There is always an underlying problem within this problem, and that is the problem of abuse. I look at the Old Testament, and I find so much abuse of women. Sarah. Hagar. Leah. Rachel. Dinah. Tamar. Tamar. Ruth. Bathsheba. Gomer. Esther. Eve. God why did you let so many women be abused in your history by your chosen people? Is it to reveal the depravity of men?  How do we, the brothers in Christ, fix this problem? How can we ever assume headship or leadership over women without profusely apologizing with every single breath of our lives for the legacy we carry from our forefathers? I know…the answer is Christ, but this is one of those moments where it doesn’t sound enough.

How do we reconcile the tension(s)? Not just this issue, but issues across the board. Gender? Justice? Justification? Mission? Abuse? My own paradigm warns me that the atmosphere in America will slowly, but with increasing speed, become one that is hostile to Christians regardless of their secondary beliefs as long as they proclaim the name of Jesus Christ as Lord and Savior. Jesus’s words echo in my head: You will be hated by all because of My name, but it is the one who has endured to the end who will be saved (Matt 10:22 NASB). In context, this applied to Jesus’s immediate disciples and is not a foretelling of the End Times but for all times and all believers.

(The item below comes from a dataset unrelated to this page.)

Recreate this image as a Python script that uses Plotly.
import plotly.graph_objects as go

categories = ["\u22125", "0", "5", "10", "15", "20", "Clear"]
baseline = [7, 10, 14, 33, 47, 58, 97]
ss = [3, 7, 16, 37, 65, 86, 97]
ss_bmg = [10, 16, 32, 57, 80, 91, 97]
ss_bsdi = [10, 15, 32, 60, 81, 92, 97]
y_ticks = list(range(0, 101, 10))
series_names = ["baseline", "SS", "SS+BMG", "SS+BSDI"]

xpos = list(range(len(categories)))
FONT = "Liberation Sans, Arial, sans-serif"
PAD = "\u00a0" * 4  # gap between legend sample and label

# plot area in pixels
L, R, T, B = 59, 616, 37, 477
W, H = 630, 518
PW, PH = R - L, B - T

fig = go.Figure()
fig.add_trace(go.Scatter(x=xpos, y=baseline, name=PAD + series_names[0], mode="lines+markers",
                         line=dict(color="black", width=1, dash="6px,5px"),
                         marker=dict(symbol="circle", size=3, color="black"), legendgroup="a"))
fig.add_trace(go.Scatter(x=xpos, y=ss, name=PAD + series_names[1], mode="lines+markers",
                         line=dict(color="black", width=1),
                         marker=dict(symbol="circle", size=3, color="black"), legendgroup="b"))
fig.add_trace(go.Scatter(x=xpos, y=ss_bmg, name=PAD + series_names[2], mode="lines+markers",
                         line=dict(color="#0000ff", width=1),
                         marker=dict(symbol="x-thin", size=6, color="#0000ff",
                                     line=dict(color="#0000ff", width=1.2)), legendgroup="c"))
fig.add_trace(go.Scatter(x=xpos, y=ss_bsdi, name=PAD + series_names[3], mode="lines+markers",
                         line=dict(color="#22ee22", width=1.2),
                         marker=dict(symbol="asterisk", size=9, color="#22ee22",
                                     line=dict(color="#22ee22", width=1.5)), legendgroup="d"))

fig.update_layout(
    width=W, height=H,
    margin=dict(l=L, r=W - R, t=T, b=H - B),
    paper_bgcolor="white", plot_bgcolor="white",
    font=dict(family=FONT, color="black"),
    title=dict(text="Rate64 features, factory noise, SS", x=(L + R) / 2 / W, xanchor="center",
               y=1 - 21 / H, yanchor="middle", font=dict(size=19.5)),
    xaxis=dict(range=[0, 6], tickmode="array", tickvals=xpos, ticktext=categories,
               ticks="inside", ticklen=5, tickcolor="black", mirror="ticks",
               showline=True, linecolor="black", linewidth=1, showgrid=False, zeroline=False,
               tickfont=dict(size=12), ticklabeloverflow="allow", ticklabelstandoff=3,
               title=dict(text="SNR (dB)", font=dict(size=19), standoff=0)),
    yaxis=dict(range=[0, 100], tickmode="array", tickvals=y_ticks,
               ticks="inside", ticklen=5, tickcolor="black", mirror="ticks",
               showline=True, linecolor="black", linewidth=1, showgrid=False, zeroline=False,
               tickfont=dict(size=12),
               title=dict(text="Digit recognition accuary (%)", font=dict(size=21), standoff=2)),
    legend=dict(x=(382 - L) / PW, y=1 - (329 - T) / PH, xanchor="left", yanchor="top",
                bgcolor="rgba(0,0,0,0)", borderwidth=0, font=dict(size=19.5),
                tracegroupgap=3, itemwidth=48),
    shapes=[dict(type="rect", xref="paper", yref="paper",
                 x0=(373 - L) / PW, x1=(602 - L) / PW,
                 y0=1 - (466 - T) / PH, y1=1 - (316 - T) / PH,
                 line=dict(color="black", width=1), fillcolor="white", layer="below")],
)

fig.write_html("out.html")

All of yesterday’s tension was for the 501(c)3, but there may come a day very soon where all churches will lose nonprofit status, and maybe one day in my life or my children’s lives all churches will become criminalized. History, scriptural prophecy, and the persecution of Christians in other countries lead me to this conclusion. It is possible, in the future before the Day of the Lord, the church will once again become like the first churches in Jerusalem and Asian: house churches full of Joy and compassion for one another, but also facing insurmountable levels of persecution. Almost insurmountable levels if Paul’s words here are to be believed: We are hard pressed on every side, but not crushed; perplexed, but not in despair; persecuted, but not abandoned; struck down, but not destroyed. (2 Cor 4:8-9 NIV).

Coming full circle, I do not believe any of my brothers and sisters who believe either view of Complementarianism or Egalitarianism will go to Hell if they are wrong, just as I don’t believe gay affirming Christians, or even Christians who do not believe in the inerrancy of Scripture, are going to Hell. What sends us to Hell is our own Pride, our own self-glorification, our own desire to set ourselves (or other things in our lives) as our god over God. What saves us is the righteousness imputed to us by Christ’s death on the Cross, which is done by our confession via mouth and heart that Jesus is both Lord and Savior (Romans 10:9) through the power of the Holy Spirit (1 Cor 12:3). By this Gospel we the church will survive and be unified. I want to see the Acts 2 church, the church that grasps God’s love together (Ephesians 3:18-19) and be unified in body and spirit (Ephesians 4:4-6), re-envisioned here at COTB. This is the solution we need, but how does it look practically, I don’t have an answer. I just know It is my desire to love my sisters and my brothers with all I got. I hope I can convey this sentiment all the days of my life. Only Christ can help me do so.